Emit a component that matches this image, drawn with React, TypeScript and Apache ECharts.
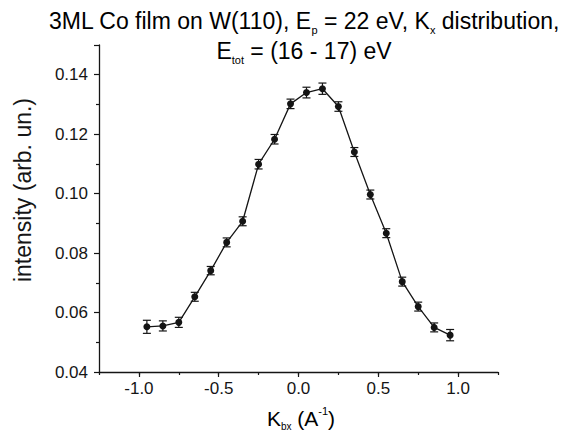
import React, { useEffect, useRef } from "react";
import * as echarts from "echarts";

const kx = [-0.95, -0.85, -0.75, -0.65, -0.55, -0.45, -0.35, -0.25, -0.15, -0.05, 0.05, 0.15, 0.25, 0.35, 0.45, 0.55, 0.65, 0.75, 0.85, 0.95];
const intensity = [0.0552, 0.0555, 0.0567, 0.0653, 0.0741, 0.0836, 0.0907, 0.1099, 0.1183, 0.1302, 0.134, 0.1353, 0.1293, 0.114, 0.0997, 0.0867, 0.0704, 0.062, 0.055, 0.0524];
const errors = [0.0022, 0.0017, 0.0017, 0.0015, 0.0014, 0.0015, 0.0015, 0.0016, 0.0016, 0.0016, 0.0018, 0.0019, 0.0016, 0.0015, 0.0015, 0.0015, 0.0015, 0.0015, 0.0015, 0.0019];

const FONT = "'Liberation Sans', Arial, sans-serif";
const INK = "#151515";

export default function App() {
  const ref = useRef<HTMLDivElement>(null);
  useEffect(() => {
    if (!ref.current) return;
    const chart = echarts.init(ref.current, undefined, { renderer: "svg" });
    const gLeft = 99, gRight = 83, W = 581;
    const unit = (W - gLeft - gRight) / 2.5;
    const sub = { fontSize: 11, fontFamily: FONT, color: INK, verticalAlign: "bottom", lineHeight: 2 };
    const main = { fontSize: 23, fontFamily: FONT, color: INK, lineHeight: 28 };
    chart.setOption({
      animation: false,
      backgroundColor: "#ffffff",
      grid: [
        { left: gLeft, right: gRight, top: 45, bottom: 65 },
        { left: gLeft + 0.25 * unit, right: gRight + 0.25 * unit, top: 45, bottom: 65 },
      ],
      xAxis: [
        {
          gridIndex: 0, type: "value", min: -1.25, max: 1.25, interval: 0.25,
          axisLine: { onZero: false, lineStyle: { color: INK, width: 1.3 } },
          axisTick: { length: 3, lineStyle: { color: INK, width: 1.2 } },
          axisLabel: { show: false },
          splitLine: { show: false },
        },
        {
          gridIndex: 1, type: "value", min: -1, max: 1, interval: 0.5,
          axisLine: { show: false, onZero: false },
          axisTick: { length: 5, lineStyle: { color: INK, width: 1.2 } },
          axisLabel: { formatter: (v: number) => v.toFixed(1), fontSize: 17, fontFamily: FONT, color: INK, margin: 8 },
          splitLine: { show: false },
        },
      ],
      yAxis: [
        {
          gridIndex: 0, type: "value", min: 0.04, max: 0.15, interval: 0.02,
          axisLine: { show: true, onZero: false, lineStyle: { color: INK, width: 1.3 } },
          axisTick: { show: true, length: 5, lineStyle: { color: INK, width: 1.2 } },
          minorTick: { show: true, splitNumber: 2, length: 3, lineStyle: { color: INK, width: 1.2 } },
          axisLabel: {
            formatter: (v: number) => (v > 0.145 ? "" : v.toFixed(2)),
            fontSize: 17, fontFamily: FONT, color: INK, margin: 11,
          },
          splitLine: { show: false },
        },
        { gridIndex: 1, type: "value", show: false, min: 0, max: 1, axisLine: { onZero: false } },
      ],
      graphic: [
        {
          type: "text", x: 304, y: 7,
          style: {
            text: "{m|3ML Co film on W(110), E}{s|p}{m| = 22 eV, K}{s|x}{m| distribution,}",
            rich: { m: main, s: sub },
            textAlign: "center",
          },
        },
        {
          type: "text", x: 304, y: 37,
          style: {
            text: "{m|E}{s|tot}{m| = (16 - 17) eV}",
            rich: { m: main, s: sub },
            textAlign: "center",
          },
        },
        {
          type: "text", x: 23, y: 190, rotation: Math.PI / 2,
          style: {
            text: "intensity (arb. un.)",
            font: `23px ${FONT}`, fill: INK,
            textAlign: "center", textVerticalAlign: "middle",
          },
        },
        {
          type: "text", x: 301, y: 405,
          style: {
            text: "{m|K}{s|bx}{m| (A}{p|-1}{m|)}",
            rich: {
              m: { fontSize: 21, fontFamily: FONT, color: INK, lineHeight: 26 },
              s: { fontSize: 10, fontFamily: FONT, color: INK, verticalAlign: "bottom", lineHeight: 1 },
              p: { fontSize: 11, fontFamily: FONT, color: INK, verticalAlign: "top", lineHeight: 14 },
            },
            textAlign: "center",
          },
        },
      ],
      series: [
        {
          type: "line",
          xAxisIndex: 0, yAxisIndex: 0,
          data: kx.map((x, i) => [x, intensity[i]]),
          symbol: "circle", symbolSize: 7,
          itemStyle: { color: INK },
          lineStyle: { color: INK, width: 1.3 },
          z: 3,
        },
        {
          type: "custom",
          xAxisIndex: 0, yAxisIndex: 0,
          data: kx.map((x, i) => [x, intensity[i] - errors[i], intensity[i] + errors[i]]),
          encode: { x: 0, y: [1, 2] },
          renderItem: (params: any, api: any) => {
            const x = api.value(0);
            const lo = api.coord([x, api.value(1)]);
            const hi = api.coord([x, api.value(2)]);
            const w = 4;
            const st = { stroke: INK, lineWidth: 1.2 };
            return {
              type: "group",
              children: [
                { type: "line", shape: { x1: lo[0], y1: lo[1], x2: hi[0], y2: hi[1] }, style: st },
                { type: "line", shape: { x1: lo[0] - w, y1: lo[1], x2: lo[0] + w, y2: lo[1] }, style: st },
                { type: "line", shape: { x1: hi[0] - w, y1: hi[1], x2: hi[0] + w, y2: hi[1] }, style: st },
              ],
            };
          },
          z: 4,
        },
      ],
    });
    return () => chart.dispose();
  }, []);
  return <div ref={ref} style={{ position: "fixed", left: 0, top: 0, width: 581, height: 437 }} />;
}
···
▸ **TASK DETAILS**:
Retype the listing exactly. Pictures do not belong in the copy.

▸ **RESPONSE BELOW**:
Emit a component that matches this image, drawn with React, TypeScript and Apache ECharts.
import React, { useEffect, useRef } from "react";
import * as echarts from "echarts";

const kx = [-0.95, -0.85, -0.75, -0.65, -0.55, -0.45, -0.35, -0.25, -0.15, -0.05, 0.05, 0.15, 0.25, 0.35, 0.45, 0.55, 0.65, 0.75, 0.85, 0.95];
const intensity = [0.0552, 0.0555, 0.0567, 0.0653, 0.0741, 0.0836, 0.0907, 0.1099, 0.1183, 0.1302, 0.134, 0.1353, 0.1293, 0.114, 0.0997, 0.0867, 0.0704, 0.062, 0.055, 0.0524];
const errors = [0.0022, 0.0017, 0.0017, 0.0015, 0.0014, 0.0015, 0.0015, 0.0016, 0.0016, 0.0016, 0.0018, 0.0019, 0.0016, 0.0015, 0.0015, 0.0015, 0.0015, 0.0015, 0.0015, 0.0019];

const FONT = "'Liberation Sans', Arial, sans-serif";
const INK = "#151515";

export default function App() {
  const ref = useRef<HTMLDivElement>(null);
  useEffect(() => {
    if (!ref.current) return;
    const chart = echarts.init(ref.current, undefined, { renderer: "svg" });
    const gLeft = 99, gRight = 83, W = 581;
    const unit = (W - gLeft - gRight) / 2.5;
    const sub = { fontSize: 11, fontFamily: FONT, color: INK, verticalAlign: "bottom", lineHeight: 2 };
    const main = { fontSize: 23, fontFamily: FONT, color: INK, lineHeight: 28 };
    chart.setOption({
      animation: false,
      backgroundColor: "#ffffff",
      grid: [
        { left: gLeft, right: gRight, top: 45, bottom: 65 },
        { left: gLeft + 0.25 * unit, right: gRight + 0.25 * unit, top: 45, bottom: 65 },
      ],
      xAxis: [
        {
          gridIndex: 0, type: "value", min: -1.25, max: 1.25, interval: 0.25,
          axisLine: { onZero: false, lineStyle: { color: INK, width: 1.3 } },
          axisTick: { length: 3, lineStyle: { color: INK, width: 1.2 } },
          axisLabel: { show: false },
          splitLine: { show: false },
        },
        {
          gridIndex: 1, type: "value", min: -1, max: 1, interval: 0.5,
          axisLine: { show: false, onZero: false },
          axisTick: { length: 5, lineStyle: { color: INK, width: 1.2 } },
          axisLabel: { formatter: (v: number) => v.toFixed(1), fontSize: 17, fontFamily: FONT, color: INK, margin: 8 },
          splitLine: { show: false },
        },
      ],
      yAxis: [
        {
          gridIndex: 0, type: "value", min: 0.04, max: 0.15, interval: 0.02,
          axisLine: { show: true, onZero: false, lineStyle: { color: INK, width: 1.3 } },
          axisTick: { show: true, length: 5, lineStyle: { color: INK, width: 1.2 } },
          minorTick: { show: true, splitNumber: 2, length: 3, lineStyle: { color: INK, width: 1.2 } },
          axisLabel: {
            formatter: (v: number) => (v > 0.145 ? "" : v.toFixed(2)),
            fontSize: 17, fontFamily: FONT, color: INK, margin: 11,
          },
          splitLine: { show: false },
        },
        { gridIndex: 1, type: "value", show: false, min: 0, max: 1, axisLine: { onZero: false } },
      ],
      graphic: [
        {
          type: "text", x: 304, y: 7,
          style: {
            text: "{m|3ML Co film on W(110), E}{s|p}{m| = 22 eV, K}{s|x}{m| distribution,}",
            rich: { m: main, s: sub },
            textAlign: "center",
          },
        },
        {
          type: "text", x: 304, y: 37,
          style: {
            text: "{m|E}{s|tot}{m| = (16 - 17) eV}",
            rich: { m: main, s: sub },
            textAlign: "center",
          },
        },
        {
          type: "text", x: 23, y: 190, rotation: Math.PI / 2,
          style: {
            text: "intensity (arb. un.)",
            font: `23px ${FONT}`, fill: INK,
            textAlign: "center", textVerticalAlign: "middle",
          },
        },
        {
          type: "text", x: 301, y: 405,
          style: {
            text: "{m|K}{s|bx}{m| (A}{p|-1}{m|)}",
            rich: {
              m: { fontSize: 21, fontFamily: FONT, color: INK, lineHeight: 26 },
              s: { fontSize: 10, fontFamily: FONT, color: INK, verticalAlign: "bottom", lineHeight: 1 },
              p: { fontSize: 11, fontFamily: FONT, color: INK, verticalAlign: "top", lineHeight: 14 },
            },
            textAlign: "center",
          },
        },
      ],
      series: [
        {
          type: "line",
          xAxisIndex: 0, yAxisIndex: 0,
          data: kx.map((x, i) => [x, intensity[i]]),
          symbol: "circle", symbolSize: 7,
          itemStyle: { color: INK },
          lineStyle: { color: INK, width: 1.3 },
          z: 3,
        },
        {
          type: "custom",
          xAxisIndex: 0, yAxisIndex: 0,
          data: kx.map((x, i) => [x, intensity[i] - errors[i], intensity[i] + errors[i]]),
          encode: { x: 0, y: [1, 2] },
          renderItem: (params: any, api: any) => {
            const x = api.value(0);
            const lo = api.coord([x, api.value(1)]);
            const hi = api.coord([x, api.value(2)]);
            const w = 4;
            const st = { stroke: INK, lineWidth: 1.2 };
            return {
              type: "group",
              children: [
                { type: "line", shape: { x1: lo[0], y1: lo[1], x2: hi[0], y2: hi[1] }, style: st },
                { type: "line", shape: { x1: lo[0] - w, y1: lo[1], x2: lo[0] + w, y2: lo[1] }, style: st },
                { type: "line", shape: { x1: hi[0] - w, y1: hi[1], x2: hi[0] + w, y2: hi[1] }, style: st },
              ],
            };
          },
          z: 4,
        },
      ],
    });
    return () => chart.dispose();
  }, []);
  return <div ref={ref} style={{ position: "fixed", left: 0, top: 0, width: 581, height: 437 }} />;
}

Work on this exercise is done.